6.4 Specifieke gebruiksregels

Met betrekking tot het gebruik van gronden en bouwwerken gelden de volgende regels:

  • a. opslag van goederen op gronden gelegen tussen bedrijfsgebouwen en de meest nabij gelegen bestemming Verkeer is niet toegestaan;
  • b. opslag van goederen met een totale stapelhoogte van meer dan 4 meter is op onbebouwde gronden niet toegestaan;
  • c. de opslag van bagger en grondspecie is op de onbebouwde gronden niet toegestaan;
  • d. zelfstandige kantoren en detailhandel zijn niet toegestaan, met uitzondering van het bepaalde in 6.1 onder c;
  • e. opslag van meer dan 10.000 kg consumentenvuurwerk is niet toegestaan;
  • f. het gebruiken van een gebouw ten behoeve van het ontvangen of verlenen van mantelzorg is niet toegestaan;
  • g. het gebruiken van een bijgebouw ten behoeve van bewoning is niet toegestaan;
  • h.
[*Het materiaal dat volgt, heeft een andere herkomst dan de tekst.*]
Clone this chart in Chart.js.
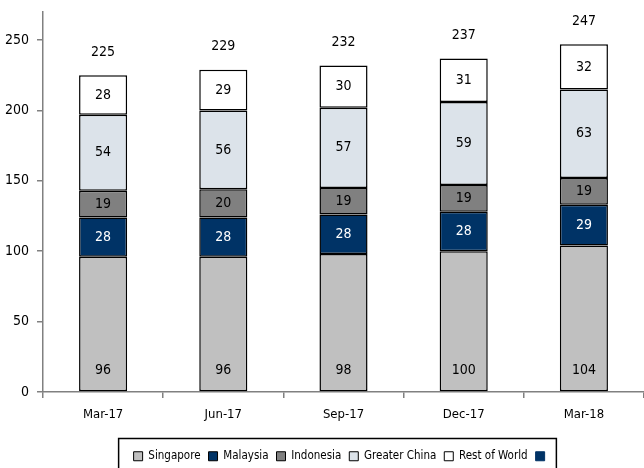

Wgh-inrichtingen en Bevi-inrichtingen zijn niet toegestaan.
6.5 Ontheffing van de gebruiksregels

Burgemeester en wethouders kunnen ontheffing verlenen van het bepaalde in lid 6.4 onder f voor het bieden van mantelzorg in een bedrijfswoning, aan- of uitbouw of een bijgebouw bij de woning, met in achtneming van het volgende:

  • a. ontheffing wordt slechts verleend ter plaatse van percelen waarop krachtens het plan een woning is toegestaan en ook feitelijk aanwezig is;
  • b. ontheffing wordt slechts verleend indien sprake is van een goed woon- en verblijfsklimaat;
  • c. ontheffing wordt slechts verleend indien sprake is van een medische noodzaak, onderschreven door een indicatie-orgaan;
  • d. per woning is slechts 1 aan- of uitbouw of bijgebouw tot een maximale omvang van 80 m² als mantelzorgruimte toegestaan;
  • e. ontheffing leidt niet tot onevenredige aantasting van gebruiks- en ontwikkelingsmogelijkheden van naastgelegen percelen.
6.6 Wijzigingsregels

Burgemeester en wethouders kunnen, na bedrijfsbeëindiging de bestemming Bedrijf wijzigen in de bestemming Wonen-1 of Wonen-3 met dien verstande dat:

  • a. het aantal woningen binnen het bestemmingsvlak en het bouwvolume van de gebouwen niet mogen worden vergroot;
  • b. de maximaal toelaatbare goot- en bouwhoogte van de gebouwen niet mag worden gewijzigd.